Verses 11-18 confirm the sufficiency of Christ’s one sacrifice for our sins. Earthly high priests offered the same sacrifices again and again, yet they never took away sins (11). But Jesus offered himself one time as a sacrifice for sins. Then he sat down at the right hand of God (12). What does this mean? First, he finished his mission and won the final victory over his enemies (13). When Jesus died for our sins and rose again from the dead, he defeated the power of sin and death which Satan held. Now he is waiting for the ultimate triumph over all that opposes his rule (1Co 15:24-25).

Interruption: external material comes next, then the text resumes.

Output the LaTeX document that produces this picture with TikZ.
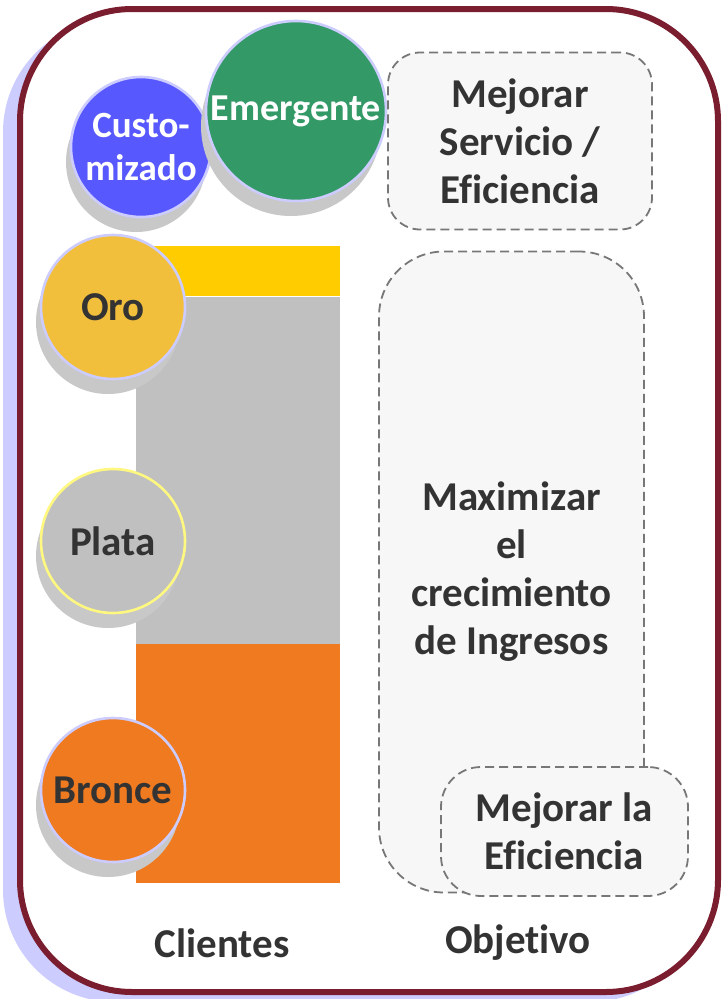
\documentclass[tikz,border=0pt]{standalone}
\usepackage{fontspec}
\setmainfont{Carlito}[Ligatures=NoCommon]
\usepackage{tikz}
\usetikzlibrary{positioning,shadows}

\definecolor{marco}{HTML}{7A1E2F}
\definecolor{lav}{HTML}{CCCCFF}
\definecolor{azul}{HTML}{5858FF}
\definecolor{verde}{HTML}{339966}
\definecolor{oro}{HTML}{F2BF3C}
\definecolor{plata}{HTML}{C0C0C0}
\definecolor{bronce}{HTML}{F07A20}
\definecolor{amarillo}{HTML}{FFCC00}
\definecolor{sombra}{HTML}{C8C8C8}
\definecolor{caja}{HTML}{F7F7F7}
\definecolor{guion}{HTML}{777777}
\definecolor{texto}{HTML}{333333}

\begin{document}
\begin{tikzpicture}[x=1pt, y=-1pt,
        cliente/.style={circle, inner sep=0pt, minimum size=144pt, draw=lav, line width=2.6pt,
            align=center, text=texto, font=\fontsize{41}{46}\selectfont\bfseries,
            general shadow={fill=sombra, shadow xshift=-5pt, shadow yshift=-15pt}},
        objbox/.style={draw=guion, fill=caja, line width=1.8pt, dash pattern=on 9pt off 5pt,
            rectangle, align=center, inner sep=0pt, text=texto,
            font=\fontsize{41}{48}\selectfont\bfseries},
        barra/.style={draw=none, rectangle, inner sep=0pt, minimum width=204pt},
        lbl/.style={text=texto, font=\fontsize{41}{46}\selectfont\bfseries}
    ]
        \useasboundingbox (0,0) rectangle (722,999);

        % marco con sombra
        \fill[lav, rounded corners=112pt] (3,20) rectangle (702,1002);
        \draw[marco, fill=white, line width=6pt, rounded corners=112pt] (20,9) rectangle (718,992);

        % barras
        \node [barra, fill=amarillo, minimum height=50pt, anchor=north west] (baroro) at (136,246) {};
        \node [barra, fill=plata, minimum height=347pt, below=0pt of baroro] (barplata) {};
        \node [barra, fill=bronce, minimum height=239pt, below=0pt of barplata] (barbronce) {};

        % clientes
        \node [cliente, fill=azul, minimum size=140pt, text=white,
               font=\fontsize{37}{43}\selectfont\bfseries] (custom) at (141,147) {Custo-\\mizado};
        \node [cliente, fill=verde, minimum size=180pt, text=white,
               font=\fontsize{38}{43}\selectfont\bfseries] (emergente) at (296,111) {Emergente};
        \node [cliente, fill=oro] (oro) at (113,307) {Oro};
        \node [cliente, fill=plata, draw=yellow!50] (plata) at (113,541) {Plata};
        \node [cliente, fill=bronce] (bronce) at (113,790) {Bronce};

        % objetivos
        \node [objbox, minimum width=264pt, minimum height=177pt, rounded corners=32pt]
            (servicio) at (520,141) {Mejorar\\Servicio /\\Eficiencia};
        \node [objbox, minimum width=265pt, minimum height=641pt, rounded corners=65pt]
            (ingresos) at (511.5,572) {Maximizar\\el\\crecimiento\\de Ingresos};
        \node [objbox, minimum width=247pt, minimum height=129pt, rounded corners=40pt]
            (eficiencia) at (564.5,831.5) {Mejorar la\\Eficiencia};

        \node [lbl] (clientes) at (222,943) {Clientes};
        \node [lbl] (objetivo) at (518,943) {Objetivo};

    \end{tikzpicture}
\end{document}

Second, his sacrifice for sins was complete and perfect (14-18). Let’s read verse 14: “For by one sacrifice he has made perfect forever those who are being made holy.” The author has already mentioned the efficacy of Christ’s sacrifice in verse 10, saying, “we have been made holy through the body of Jesus Christ once for all.” Here, in verse 14, he emphasizes that the efficacy of Christ’s sacrifice is eternal by using the word “forever.” Christ’s sacrifice once in history covers all who believe throughout eternity. Though Christ’s sacrifice has made us perfect forever, we are “being made holy” by the work of the Holy Spirit. We are being sanctified with the conviction that Christ’s sacrifice has made us perfect. This is not sinless perfection, but the reality of full acceptance by God by which we have access to God freely. In verses 15-17 the author again quotes Jeremiah 31, emphasizing the transformation of our minds and hearts and that our sins and lawless acts are remembered no more. This is the Holy Spirit’s testimony, which is the final confirmation. The author concluded in verse 18, “…where these have been forgiven, sacrifice for sin is no longer necessary.” In other words, Christ’s sacrifice once for all is sufficient to solve the sin problem eternally. Now we can draw near to God with full confidence, free from guilt, shame and fear. This is really a great blessing. Let’s believe that Jesus’ sacrifice for our sins is sufficient and complete and eternal. Let’s come to God with this full confidence.
 Cullman, Oscar. Christ and Time: The Primitive Christian Conception of Time and History. (Philadelphia, PA: Westminster Press, 1950.), pp. 58-59.